Confident the deal would pass, Canadian International Trade Minister Francois-Philippe Champagne was already in Strasbourg and Prime Minister Justin Trudeau is set to address the legislature on Thursday. The deal will drop barriers between the EU’s economy of half a billion people and Canada’s 35 million. Trade between the two sides amounts to more than 60 billion euros ($63 billion) a year, and the EU expects the so-called CETA deal to boost this by 20 percent by removing almost all tariffs.
Critics say it could dilute standards for food safety or labor rights by giving more power to big corporations. Outside the EU parliament, concerns about the deal’s implications were palpable among activists and protesters.
“What will happen is more and more deregulation, less social protection for citizens, for small companies, for independent workers,” said Maika Fernandes, who had traveled from Alicante, southern Spain. “No one will be able to compete with the multinationals.
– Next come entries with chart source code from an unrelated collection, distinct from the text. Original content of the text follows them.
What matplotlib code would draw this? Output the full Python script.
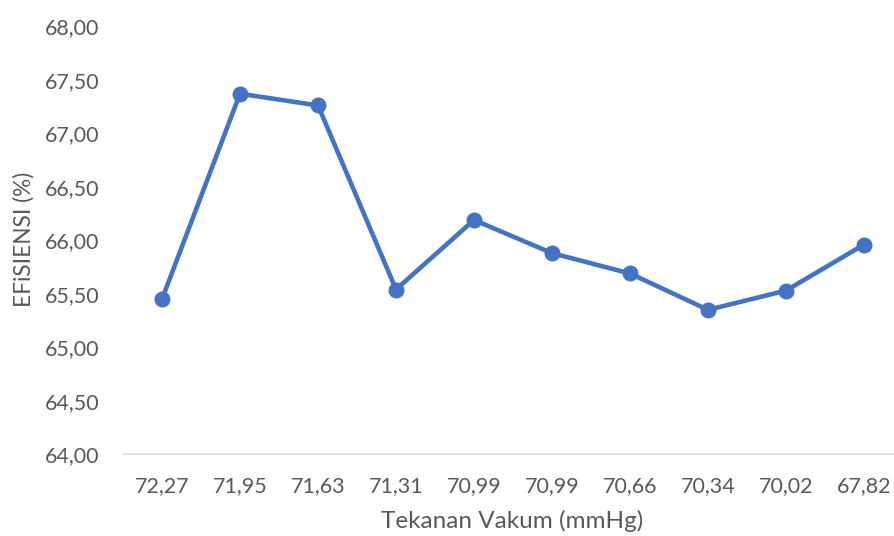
import matplotlib
matplotlib.use("Agg")
import matplotlib.pyplot as plt
from matplotlib.ticker import FuncFormatter

# --- Data ---
tekanan = ["72,27", "71,95", "71,63", "71,31", "70,99", "70,99", "70,66", "70,34", "70,02", "67,82"]
efisiensi = [65.45, 67.37, 67.26, 65.54, 66.19, 65.88, 65.69, 65.35, 65.53, 65.96]
y_ticks = [64.0, 64.5, 65.0, 65.5, 66.0, 66.5, 67.0, 67.5, 68.0]

text_color = "#595959"
line_color = "#4472C4"
plt.rcParams["font.family"] = ["Lato", "DejaVu Sans"]

fig = plt.figure(figsize=(8.95, 5.36), dpi=100)
ax = fig.add_axes([123 / 895, 81.7 / 536, 780 / 895, 428 / 536])

x = list(range(len(tekanan)))
ax.plot(x, efisiensi, color=line_color, linewidth=3.3, marker="o",
        markersize=10.5, solid_capstyle="round", solid_joinstyle="round")

ax.set_xlim(-0.5, len(tekanan) - 0.5)
ax.set_ylim(64, 68)
ax.set_yticks(y_ticks)
ax.yaxis.set_major_formatter(FuncFormatter(lambda v, p: f"{v:.2f}".replace(".", ",")))
ax.set_xticks(x)
ax.set_xticklabels(tekanan)

for s in ["top", "right", "left"]:
    ax.spines[s].set_visible(False)
ax.spines["bottom"].set_color("#D9D9D9")
ax.spines["bottom"].set_linewidth(1.2)
ax.tick_params(axis="both", length=0, labelsize=15.5, colors=text_color)
ax.tick_params(axis="y", pad=17)
ax.tick_params(axis="x", pad=16)

fig.text(24 / 895, 1 - 239 / 536, "EFiSIENSI (%)", rotation=90, ha="center", va="center",
         fontsize=16.3, color=text_color)
fig.text(512 / 895, 1 - 528 / 536, "Tekanan Vakum (mmHg)", ha="center", va="baseline",
         fontsize=17.5, color=text_color)

fig.savefig("out.png", dpi=100)
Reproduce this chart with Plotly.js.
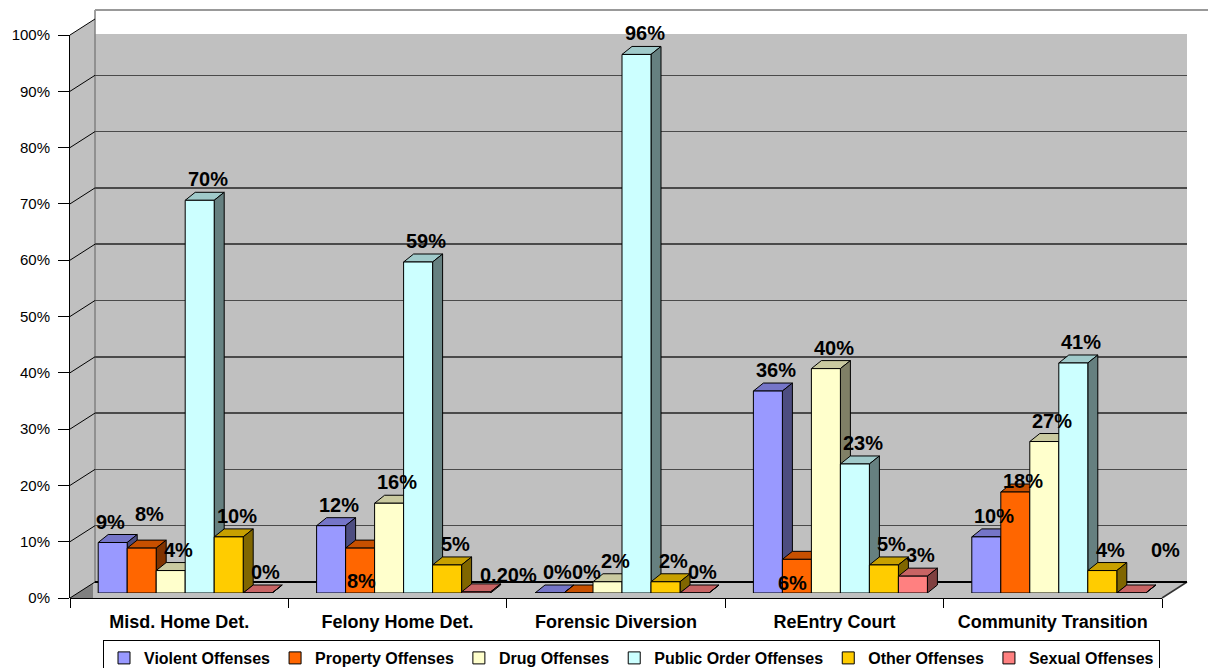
<!DOCTYPE html>
<html>
<head>
<meta charset="utf-8">
<script src="https://cdn.plot.ly/plotly-3.0.1.min.js"></script>
<style>
  html, body { margin: 0; padding: 0; background: #ffffff; }
  #chart { width: 1208px; height: 668px; }
</style>
</head>
<body>
<div id="chart"></div>
<script>
// ---- data (percent of participants by offense type) ----
const categories = ['Misd. Home Det.', 'Felony Home Det.', 'Forensic Diversion', 'ReEntry Court', 'Community Transition'];
const seriesNames = ['Violent Offenses', 'Property Offenses', 'Drug Offenses', 'Public Order Offenses', 'Other Offenses', 'Sexual Offenses'];
const violent     = [9, 12, 0, 36, 10];
const property    = [8, 8, 0, 6, 18];
const drug        = [4, 16, 2, 40, 27];
const publicOrder = [70, 59, 96, 23, 41];
const otherOff    = [10, 5, 2, 5, 4];
const sexual      = [0, 0.2, 0, 3, 0];
const yTicks      = [0, 10, 20, 30, 40, 50, 60, 70, 80, 90, 100];
const yTickText   = yTicks.map(t => t + '%');

const seriesValues = [violent, property, drug, publicOrder, otherOff, sexual];

// ---- styling ----
const frontColors = ['#9999FF', '#FF6600', '#FFFFCC', '#CCFFFF', '#FFCC00', '#FF8080'];
const topColors   = ['#7575C8', '#C85000', '#CACAA0', '#A0CACA', '#C8A000', '#C86464'];
const sideColors  = ['#4D4D80', '#803300', '#808066', '#668080', '#806600', '#804040'];
const FONT = 'Liberation Sans, Arial, sans-serif';

// label placement tweaks (screen pixels, +dy = down)
const labelNudge = {
  'Violent Offenses|Misd. Home Det.': { dx: -10, dy: 0 },
  'Property Offenses|Misd. Home Det.': { dx: 0, dy: -13 },
  'Property Offenses|Felony Home Det.': { dx: -7, dy: 54 },
  'Property Offenses|ReEntry Court': { dx: -12, dy: 45 },
  'Property Offenses|Community Transition': { dx: 0, dy: 10 },
  'Sexual Offenses|Felony Home Det.': { dx: 24, dy: 4 },
  'Sexual Offenses|Community Transition': { dx: 26, dy: -22 }
};

// ---- geometry of the pseudo-3D frame (pixels) ----
const W = 1208, H = 668;
const frontL = 70, frontR = 1162;       // front floor edge
const depthX = 25;                      // wall depth
const barBase = 593, barTop100 = 32;    // bar scale
const lblBase = 598, lblTop100 = 35;    // left axis scale
const gridBase = 582, gridTop100 = 19;  // back-wall scale
const groupShiftPx = 6;                 // bars sit mid-depth
const barPx = 29;                       // bar width in pixels
const faceDX = 10, faceDY = 8;          // bar top/side depth

const catPx = (frontR - frontL) / categories.length;
const unitPx = (barBase - barTop100) / 100;
const barW = barPx / catPx;
const shiftU = groupShiftPx / catPx;
const dxU = faceDX / catPx;
const dyU = faceDY / unitPx;

const px = x => x / W;
const py = y => 1 - y / H;
const fmt = v => Number.isInteger(v) ? v + '%' : v.toFixed(2) + '%';

function offsetFor(j) {
  return -barW * seriesNames.length / 2 + j * barW + shiftU;
}

// ---- traces ----
// back-wall grid subplot (x / y), drawn first so the bars sit in front of it
const traces = [{ type: 'scatter', x: [], y: [], xaxis: 'x', yaxis: 'y', showlegend: false, hoverinfo: 'skip' }];

// bars on x2 / y2
seriesNames.forEach((name, j) => {
  traces.push({
    type: 'bar',
    name: name,
    x: categories,
    y: seriesValues[j],
    xaxis: 'x2', yaxis: 'y2',
    offset: offsetFor(j),
    width: barW,
    marker: { color: frontColors[j], line: { color: '#000000', width: 1 } },
    hoverinfo: 'skip'
  });
});

// left value axis (x2 / y3)
traces.push({ type: 'scatter', x: [], y: [], xaxis: 'x2', yaxis: 'y3', showlegend: false, hoverinfo: 'skip' });

// ---- wall, floor and side-wall decoration ----
function polyPath(pts) {
  return 'M' + pts.map(p => px(p[0]) + ',' + py(p[1])).join('L') + 'Z';
}
const shapes = [];
shapes.push({ type: 'path', xref: 'paper', yref: 'paper', layer: 'below',
  path: polyPath([[frontL + depthX, gridTop100 + 15], [frontR + depthX, gridTop100 + 15], [frontR + depthX, gridBase], [frontL + depthX, gridBase]]),
  fillcolor: '#C0C0C0', line: { width: 0 } });
shapes.push({ type: 'path', xref: 'paper', yref: 'paper', layer: 'below',
  path: polyPath([[frontL, lblTop100], [frontL + depthX, gridTop100], [frontL + depthX, gridBase], [frontL, lblBase]]),
  fillcolor: '#C0C0C0', line: { width: 0 } });
shapes.push({ type: 'path', xref: 'paper', yref: 'paper', layer: 'below',
  path: polyPath([[frontL, lblBase], [frontL + depthX, gridBase], [frontR + depthX, gridBase], [frontR, lblBase]]),
  fillcolor: '#C0C0C0', line: { width: 0 } });
shapes.push({ type: 'path', xref: 'paper', yref: 'paper', layer: 'below',
  path: polyPath([[frontL, lblBase], [frontL + depthX - 2, gridBase + 1], [frontL + depthX - 2, lblBase]]),
  fillcolor: '#808080', line: { width: 0 } });
shapes.push({ type: 'line', xref: 'paper', yref: 'paper', layer: 'below',
  x0: px(frontL + depthX), x1: px(frontL + depthX), y0: py(gridTop100 - 9), y1: py(gridBase),
  line: { color: '#808080', width: 1.5 } });
shapes.push({ type: 'line', xref: 'paper', yref: 'paper', layer: 'below',
  x0: px(frontL + depthX), x1: 1, y0: py(gridTop100 - 9), y1: py(gridTop100 - 9),
  line: { color: '#999999', width: 2 } });
shapes.push({ type: 'line', xref: 'paper', yref: 'paper', layer: 'below',
  x0: px(frontR), x1: px(frontR + depthX), y0: py(lblBase), y1: py(gridBase),
  line: { color: '#333333', width: 1.5 } });
yTicks.forEach(t => {
  const yl = lblBase - t * (lblBase - lblTop100) / 100;
  const yg = gridBase - t * (gridBase - gridTop100) / 100;
  shapes.push({ type: 'line', xref: 'paper', yref: 'paper', layer: 'below',
    x0: px(frontL), x1: px(frontL + depthX), y0: py(yl), y1: py(yg),
    line: { color: '#000000', width: 1 } });
});

// ---- bar top and side faces, label annotations ----
const annotations = [];
categories.forEach((cat, i) => {
  seriesNames.forEach((name, j) => {
    const v = seriesValues[j][i];
    const x0 = i + offsetFor(j);
    const x1 = x0 + barW;
    shapes.push({ type: 'path', xref: 'x2', yref: 'y2', layer: 'between',
      path: `M${x0},${v}L${x1},${v}L${x1 + dxU},${v + dyU}L${x0 + dxU},${v + dyU}Z`,
      fillcolor: topColors[j], line: { color: '#000000', width: 1 } });
    shapes.push({ type: 'path', xref: 'x2', yref: 'y2', layer: 'between',
      path: `M${x1},${v}L${x1},0L${x1 + dxU},${dyU}L${x1 + dxU},${v + dyU}Z`,
      fillcolor: sideColors[j], line: { color: '#000000', width: 1 } });
    const n = labelNudge[name + '|' + cat] || { dx: 0, dy: 0 };
    annotations.push({
      xref: 'x2', yref: 'y2', x: x0 + barW / 2, y: v,
      xshift: 8 + n.dx, yshift: 21 - n.dy,
      text: fmt(v), showarrow: false, xanchor: 'center', yanchor: 'middle',
      font: { family: FONT, size: 20, color: '#000000', weight: 700 }
    });
  });
});

const layout = {
  width: W, height: H,
  margin: { l: 0, r: 0, t: 0, b: 0, pad: 0, autoexpand: false },
  paper_bgcolor: '#ffffff',
  plot_bgcolor: 'rgba(0,0,0,0)',
  barmode: 'overlay',
  hovermode: false,
  showlegend: true,
  font: { family: FONT, size: 15, color: '#000000' },
  // back wall
  xaxis: {
    domain: [px(frontL + depthX), px(frontR + depthX)],
    range: [0, 1], anchor: 'y',
    visible: false, fixedrange: true
  },
  yaxis: {
    type: 'linear',
    domain: [py(gridBase), py(gridTop100)],
    range: [0, 100], anchor: 'x',
    tickmode: 'array', tickvals: yTicks,
    showticklabels: false, ticks: '',
    showgrid: true, gridcolor: '#4a4a4a', gridwidth: 1.5,
    zeroline: true, zerolinecolor: '#000000', zerolinewidth: 2,
    showline: false, fixedrange: true
  },
  // bars and categories
  xaxis2: {
    type: 'category',
    domain: [px(frontL), px(frontR)],
    anchor: 'free', position: py(lblBase),
    range: [-0.5, categories.length - 0.5],
    showline: true, linecolor: '#000000', linewidth: 1,
    ticks: 'outside', tickson: 'boundaries', ticklen: 9, tickcolor: '#000000',
    ticklabelstandoff: 7,
    tickfont: { family: FONT, size: 18, color: '#000000', weight: 700 },
    showgrid: false, zeroline: false, fixedrange: true, automargin: false
  },
  yaxis2: {
    type: 'linear',
    domain: [py(barBase), py(barTop100)],
    range: [0, 100], anchor: 'x2',
    visible: false, fixedrange: true
  },
  // left value axis
  yaxis3: {
    type: 'linear',
    domain: [py(lblBase), py(lblTop100)],
    range: [0, 100], anchor: 'x2', side: 'left',
    tickmode: 'array', tickvals: yTicks, ticktext: yTickText,
    showticklabels: true,
    ticks: 'outside', ticklen: 11, tickcolor: '#000000',
    ticklabelstandoff: 5,
    tickfont: { family: FONT, size: 15, color: '#000000' },
    showline: true, linecolor: '#000000', linewidth: 1,
    showgrid: false, zeroline: false, fixedrange: true, automargin: false
  },
  legend: {
    orientation: 'h',
    x: px(103), xanchor: 'left',
    y: py(640), yanchor: 'top',
    bgcolor: '#ffffff', bordercolor: '#000000', borderwidth: 1,
    font: { family: FONT, size: 16, color: '#000000', weight: 700 },
    itemwidth: 30, traceorder: 'normal', itemclick: false, itemdoubleclick: false
  },
  shapes: shapes,
  annotations: annotations
};

Plotly.newPlot('chart', traces, layout, { staticPlot: true, displayModeBar: false });
</script>
</body>
</html>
It will be a financial Europe that will favor only big multinationals.”
EU trade chief Cecilia Malmstrom tried to assuage those concerns saying it “will not change food safety standards or any other EU requirements. Only the EU institutions can do that.”
The deal was approved because three of the four major groups in the EU parliament backed it — the EPP Christian Democrats, the ECR Conservatives and the ALDE liberals. The far-right and far-left and a sizable part of the socialist S&D group opposed it.